No, my computer isn’t confused, nor am I writing in gibberish..although it is fun to speak in gibberish:) Last month, my friend Rev. Gary Culp was what we call the Speaker/Spark at Circle of Miracles in Doylestown, PA. For 18 years, Gary was the minister at Pebble Hill, another of my overlapping spiritual communities. Now he and his wife Jennifer Culp live part of the year (the cold part) in Sayulita, Mexico and part of the year in Bucks County (aren’t we lucky?) When they are in our neck of the woods, Gary and another friend named Denny Daikeler perform dance pieces together. On this day, Gary had been speaking about what he calls the Maya Cosmogenesis and the myth of the ‘end of the world’ in 2012. It is about transformation, transcendence and evolution, rather than the fear based hype that is peddled by the media and Hollywood. One of the first things Gary shared was that the word EVOLUTION is NO-IT-YOU-LOVE (Know it you love…spelled backward.) Cool beans, huh? What if you knew that love was not only a verb (a doing), but a being and embodiment of all that you are? How would you live your day to day?
He and Denny did this amazing, as always, dance that had as its theme, walking in someone else’s shoes. Gary took off his well worn Birkenstocks and Denny her slightly elevated platform sandals, and took turns dancing about in each other’s foot wear.

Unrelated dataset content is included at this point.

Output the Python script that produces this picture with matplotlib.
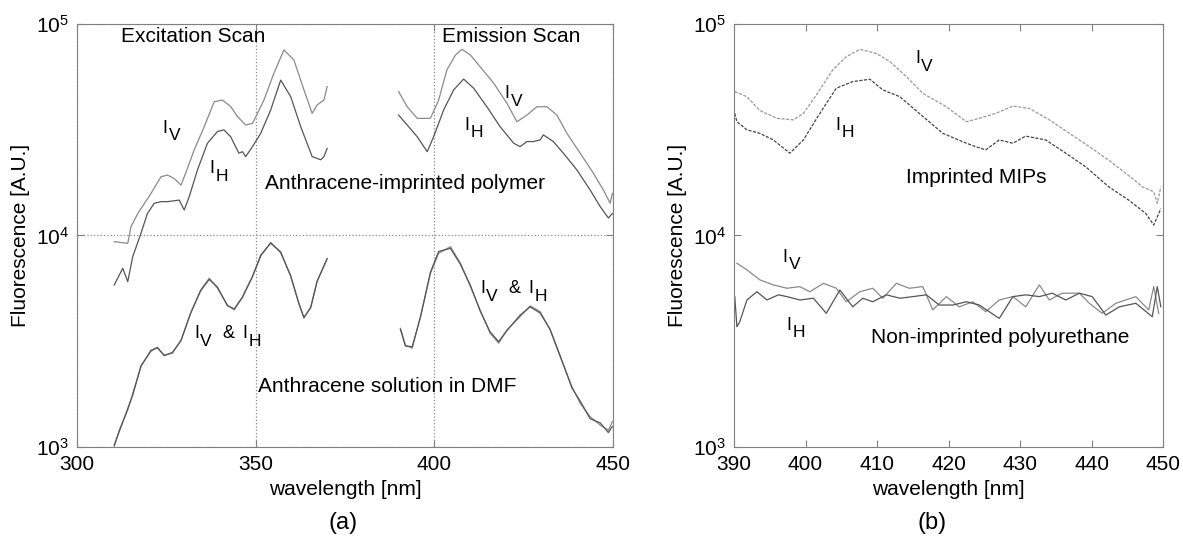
""" Fluorescence anisotropy of anthracene-imprinted polymer: excitation and
emission scans (a) and imprinted vs non-imprinted polyurethane (b). """

import matplotlib
matplotlib.use('Agg')
import matplotlib.pyplot as plt
from matplotlib.ticker import LogLocator, NullLocator

plt.rcParams['font.family'] = ['Liberation Sans', 'DejaVu Sans']
plt.rcParams['font.size'] = 15
plt.rcParams['mathtext.fontset'] = 'custom'
plt.rcParams['mathtext.rm'] = 'Liberation Sans'
plt.rcParams['mathtext.it'] = 'Liberation Sans'

# (a) excitation scan, anthracene-imprinted polymer
exc_wl_iv = [310.4, 314.2, 315.1, 317.0, 320.7, 323.5, 325.3, 327.2, 329.1,
             330.4, 332.8, 335.6, 338.4, 340.7, 343.0, 344.9, 347.2, 349.1,
             350.5, 352.3, 355.1, 357.9, 360.7, 363.5, 365.8, 367.2, 369.1,
             370.0]
exc_iv = [9350, 9180, 11000, 12700, 15800, 18950, 19300, 18600, 17300, 19700,
          25400, 32700, 42900, 43700, 40700, 36500, 33300, 33900, 37800, 43700,
          58500, 75400, 67600, 48800, 37800, 41400, 43700, 50600]
exc_wl_ih = [310.4, 312.8, 314.2, 315.6, 317.9, 319.7, 321.6, 323.5, 325.3,
             328.6, 330.0, 331.4, 333.7, 336.5, 339.3, 341.1, 343.0, 345.3,
             346.3, 347.2, 349.1, 351.4, 354.2, 357.0, 359.8, 362.6, 365.8,
             368.2, 369.1, 370.0]
exc_ih = [5830, 7000, 6050, 7950, 10240, 12700, 14200, 14450, 14450, 14700,
          13200, 15250, 20400, 27300, 31000, 31600, 29300, 24500, 24900, 23600,
          26300, 30400, 39200, 54300, 45300, 32700, 23600, 22800, 23600, 25800]

# (a) emission scan, anthracene-imprinted polymer
em_wl_iv = [390.0, 392.4, 395.2, 398.9, 401.2, 403.5, 405.9, 407.7, 410.1,
            412.8, 416.6, 420.3, 423.1, 425.9, 428.7, 431.5, 434.3, 437.1,
            440.8, 444.5, 447.3, 449.2, 449.8]
em_iv = [47900, 40600, 35800, 35800, 43700, 60600, 71300, 75900, 71300, 62800,
         52500, 42200, 34500, 37100, 40600, 40600, 37100, 30400, 24500, 19700,
         16400, 14200, 15800]
em_wl_ih = [390.0, 392.4, 395.2, 398.0, 399.8, 402.6, 405.4, 408.2, 411.0,
            414.7, 418.4, 422.2, 424.0, 425.9, 427.7, 429.6, 430.5, 433.3,
            436.1, 439.9, 443.6, 446.4, 448.7, 449.8]
em_ih = [37100, 33300, 29300, 24900, 29300, 39200, 48800, 54900, 49700, 40600,
         32700, 27300, 26300, 27800, 27800, 28300, 29900, 27800, 24500, 20400,
         16400, 13700, 12100, 12700]

# (a) anthracene solution in DMF
sol_exc_wl = [310.4, 311.8, 314.2, 315.6, 317.9, 320.7, 322.5, 324.4, 326.7,
              329.1, 331.8, 334.6, 337.0, 339.3, 342.1, 344.0, 346.3, 349.1,
              351.4, 354.2, 357.0, 359.8, 362.1, 363.5, 365.4, 367.2, 370.0]
sol_exc_iv = [1000, 1200, 1495, 1795, 2400, 2880, 2930, 2725, 2775, 3205,
              4285, 5525, 6280, 5630, 4690, 4445, 5135, 6385, 8090, 9185,
              8385, 6385, 4780, 4060, 4600, 6050, 7800]
sol_exc_ih = [1020, 1180, 1520, 1760, 2420, 2840, 2960, 2700, 2800, 3180,
              4300, 5480, 6200, 5700, 4650, 4500, 5100, 6400, 8000, 9250,
              8300, 6450, 4750, 4100, 4550, 6100, 7750]
sol_em_wl = [390.5, 391.9, 393.8, 396.1, 398.9, 401.2, 404.5, 407.3, 410.1,
             412.8, 415.6, 418.0, 420.3, 424.0, 426.8, 429.6, 432.4, 435.2,
             438.5, 440.8, 443.6, 446.4, 448.7, 449.8]
sol_em_iv = [3640, 3035, 2930, 4135, 6625, 8240, 8850, 7390, 5730, 4445, 3450,
             3095, 3575, 4135, 4645, 4365, 3575, 2675, 1930, 1610, 1390, 1270,
             1200, 1318]
sol_em_ih = [3600, 3000, 2980, 4100, 6700, 8400, 8700, 7300, 5800, 4400, 3500,
             3150, 3550, 4200, 4600, 4300, 3600, 2700, 1900, 1650, 1360, 1300,
             1170, 1250]

# (b) imprinted MIPs
mip_wl_iv = [390.1, 391.8, 393.6, 396.0, 398.3, 399.7, 401.5, 403.8, 405.7,
             407.6, 409.9, 411.8, 414.1, 416.4, 419.7, 422.5, 424.3, 426.6,
             429.0, 431.3, 434.1, 436.9, 439.7, 442.4, 444.8, 447.1, 448.7,
             449.2, 449.7]
mip_iv = [47900, 45300, 39000, 35800, 35200, 37800, 46100, 60600, 70000, 75900,
          72600, 66400, 56400, 47000, 40600, 34500, 35800, 37800, 40900, 39900,
          35200, 30400, 26300, 22700, 19700, 17000, 16100, 14200, 17000]
mip_wl_ih = [390.1, 390.4, 391.8, 393.6, 395.5, 397.8, 399.7, 402.0, 404.3,
             406.6, 409.0, 410.8, 413.2, 415.9, 419.2, 422.5, 423.8, 425.2,
             427.1, 429.0, 430.8, 433.6, 436.4, 439.2, 442.4, 445.2, 447.6,
             448.7, 449.7]
mip_ih = [37800, 34500, 31600, 30400, 28300, 24500, 28300, 37800, 49700, 53400,
          54800, 48800, 45300, 37800, 30400, 27300, 26300, 25400, 28300, 27300,
          29500, 28300, 24500, 21100, 17000, 14700, 12700, 11200, 13400]

# (b) non-imprinted polyurethane
non_wl_iv = [390.4, 391.8, 393.6, 395.5, 397.4, 399.2, 400.6, 402.5, 404.3,
             405.7, 407.6, 409.4, 410.8, 412.7, 414.5, 416.4, 417.8, 419.7,
             421.5, 423.4, 425.2, 427.1, 429.0, 430.8, 432.7, 434.1, 435.9,
             438.3, 439.7, 441.5, 443.4, 446.2, 448.0, 448.7, 449.4]
non_iv = [7390, 6880, 6170, 5840, 5630, 5730, 5420, 5940, 5630, 4860, 5420,
          5630, 5050, 5940, 5630, 5730, 4445, 5140, 4600, 4860, 4365, 4955,
          5140, 4600, 5840, 4955, 5335, 5335, 4780, 4285, 4780, 5140, 4445,
          5730, 4285]
non_wl_ih = [390.1, 390.4, 390.8, 391.8, 393.2, 394.6, 396.2, 397.4, 399.2,
             401.1, 402.9, 404.8, 406.6, 408.0, 409.4, 411.3, 413.2, 415.0,
             416.9, 418.7, 420.6, 422.5, 424.3, 427.1, 429.0, 430.8, 432.7,
             434.5, 436.4, 438.3, 440.1, 442.0, 443.9, 446.2, 448.5, 449.2,
             449.7]
non_ih = [5140, 3705, 3910, 4955, 5420, 4955, 5240, 5140, 4955, 5050, 4285,
          5525, 4600, 5050, 4860, 5240, 5050, 5140, 5240, 4690, 4690, 4860,
          4690, 4055, 5140, 5240, 5140, 5335, 4955, 5335, 5140, 4205, 4600,
          4780, 4130, 5730, 4600]

c_v, c_h = '#8a8a8a', '#555555'
frame = '#808080'


def pol_label(ax, x, y, sub, dx=0.0):
    # big "I" with a nearly full-size, lowered polarisation letter
    ax.annotate('I', (x, y), xytext=(dx, 0), textcoords='offset points',
                fontsize=13, ha='left', va='baseline')
    ax.annotate(sub, (x, y), xytext=(dx + 4.4, -5.3),
                textcoords='offset points', fontsize=12.5, ha='left',
                va='baseline')


def both_label(ax, x, y):
    pol_label(ax, x, y, 'V')
    ax.annotate('&', (x, y), xytext=(20, 0), textcoords='offset points',
                fontsize=13, ha='left', va='baseline')
    pol_label(ax, x, y, 'H', dx=34.5)


def style(ax, xlim, xticks):
    ax.set_yscale('log')
    ax.set_xlim(*xlim)
    ax.set_ylim(1e3, 1e5)
    ax.set_xticks(xticks)
    ax.yaxis.set_major_locator(LogLocator(base=10, numticks=5))
    ax.yaxis.set_minor_locator(NullLocator())
    ax.tick_params(direction='in', top=True, right=True, length=5,
                   color=frame, labelsize=15, pad=6)
    for sp in ax.spines.values():
        sp.set_color(frame)
    ax.set_xlabel('wavelength [nm]', fontsize=15)
    ax.set_ylabel('Fluorescence [A.U.]', fontsize=15)


fig = plt.figure(figsize=(11.83, 5.5), dpi=100)
axa = fig.add_axes([0.0651, 0.1873, 0.4531, 0.7691])
axb = fig.add_axes([0.6205, 0.1873, 0.3626, 0.7691])

# (a)
lw = 0.9
axa.plot(exc_wl_iv, exc_iv, c=c_v, lw=lw)
axa.plot(exc_wl_ih, exc_ih, c=c_h, lw=lw)
axa.plot(em_wl_iv, em_iv, c=c_v, lw=lw)
axa.plot(em_wl_ih, em_ih, c=c_h, lw=lw)
axa.plot(sol_exc_wl, sol_exc_iv, c=c_v, lw=lw)
axa.plot(sol_exc_wl, sol_exc_ih, c=c_h, lw=lw)
axa.plot(sol_em_wl, sol_em_iv, c=c_v, lw=lw)
axa.plot(sol_em_wl, sol_em_ih, c=c_h, lw=lw)
style(axa, (300, 450), [300, 350, 400, 450])
axa.grid(True, which='major', ls=':', color='#888888', lw=0.9)

axa.text(332.4, 86900, 'Excitation Scan', ha='center', va='center')
axa.text(421.5, 86900, 'Emission Scan', ha='center', va='center')
pol_label(axa, 323.9, 30600, 'V')
pol_label(axa, 337.0, 19700, 'H')
pol_label(axa, 419.6, 44600, 'V')
pol_label(axa, 408.4, 31600, 'H')
axa.text(352.5, 17700, 'Anthracene-imprinted polymer', ha='left', va='center')
both_label(axa, 332.8, 3270)
both_label(axa, 412.8, 5335)
axa.text(350.6, 1925, 'Anthracene solution in DMF', ha='left', va='center')

# (b)
axb.plot(mip_wl_iv, mip_iv, c='#999999', lw=lw, ls=(0, (2.5, 1.2)))
axb.plot(mip_wl_ih, mip_ih, c='#444444', lw=lw, ls=(0, (2.5, 1.2)))
axb.plot(non_wl_iv, non_iv, c=c_v, lw=lw)
axb.plot(non_wl_ih, non_ih, c=c_h, lw=lw)
style(axb, (390, 450), [390, 400, 410, 420, 430, 440, 450])

pol_label(axb, 415.3, 65200, 'V')
pol_label(axb, 404.2, 31600, 'H')
axb.text(423.9, 18900, 'Imprinted MIPs', ha='center', va='center')
pol_label(axb, 396.8, 7520, 'V')
pol_label(axb, 397.3, 3575, 'H')
axb.text(427.2, 3310, 'Non-imprinted polyurethane', ha='center', va='center')

fig.text(0.29, 0.049, '(a)', ha='center', va='center', fontsize=17)
fig.text(0.788, 0.049, '(b)', ha='center', va='center', fontsize=17)

fig.savefig('out.png', dpi=100)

It afforded them a different perspective which is what it seems to me, the healing of the world and the new paradigm are all about. Cooperation rather than hostile competion, coexistence rather than clobbering each other. Really seeing the other person for the precious creation that they are, rather than the ‘other’. I have to admit, that I occasionally find myself (or really, lose myself) walking in the dangerous neighborhood of fear and judgment. I allow my buttons to get pushed when I see someone doing something counter to my values. Walking into the supermarket yesterday, I watched a man wantonly toss his lit cigarette onto the parking lot. For a fleeting moment, I thought to remind him that the parking lot is not an ash tray, but I hesitated for safety reasons….he was a big, burly dude. He could have been a teddy bear on the inside, but I wasn’t about to take chances. I have a few friends who smoke…not around me, though. I saw one yesterday and as we hugged, I could smell the smoke heavily clinging to her. I grimaced and said “I love you AND it bothers me to be around cigarette smoke, even after the fact. When are you gonna quit this nasty habit (for her own sake too)?” Did I hold judgment about her? Yes. Even more so, because this friend is in the healing profession.
Today at the gym, I happened to be watching what I call ‘get a life’ shows, splashed across several screens. One was Divorce Court, with a couple who were splitting because he claims she is a poor housekeeper and can’t cook and she says he is controlling and all he wants to do is ‘procreate’ and have her ‘make him 3,4,5 babies’ (like she is an Easybake oven) when he has 9 children with other women already. He was telling the judge off, and wouldn’t keep his trap shut for a moment. Co-dependent City, since this woman knew what she was getting into when she hooked up with him and the judge predicted that she would go back with him. Did I hold judgment about these people? Yup.
One of my professional hats has me working with people who make destructive (of self and others) choices. I can hear the critic yammering away inside my head, as I attempt to express loving compassion in the midst of their struggle and yet I want to waggle my finger, to put it mildly. And then I remember that if I had their lives and experiences and the attitudes and beliefs that shaped them; the world view and interpretation of events that they do, I might make the same decisions.
What if I could use the concept that was so beautifully illustrated in the movie Avatar…”I see you.” and truly acknowlege the God-within each being I encounter? I would then know that I am and you are simply love.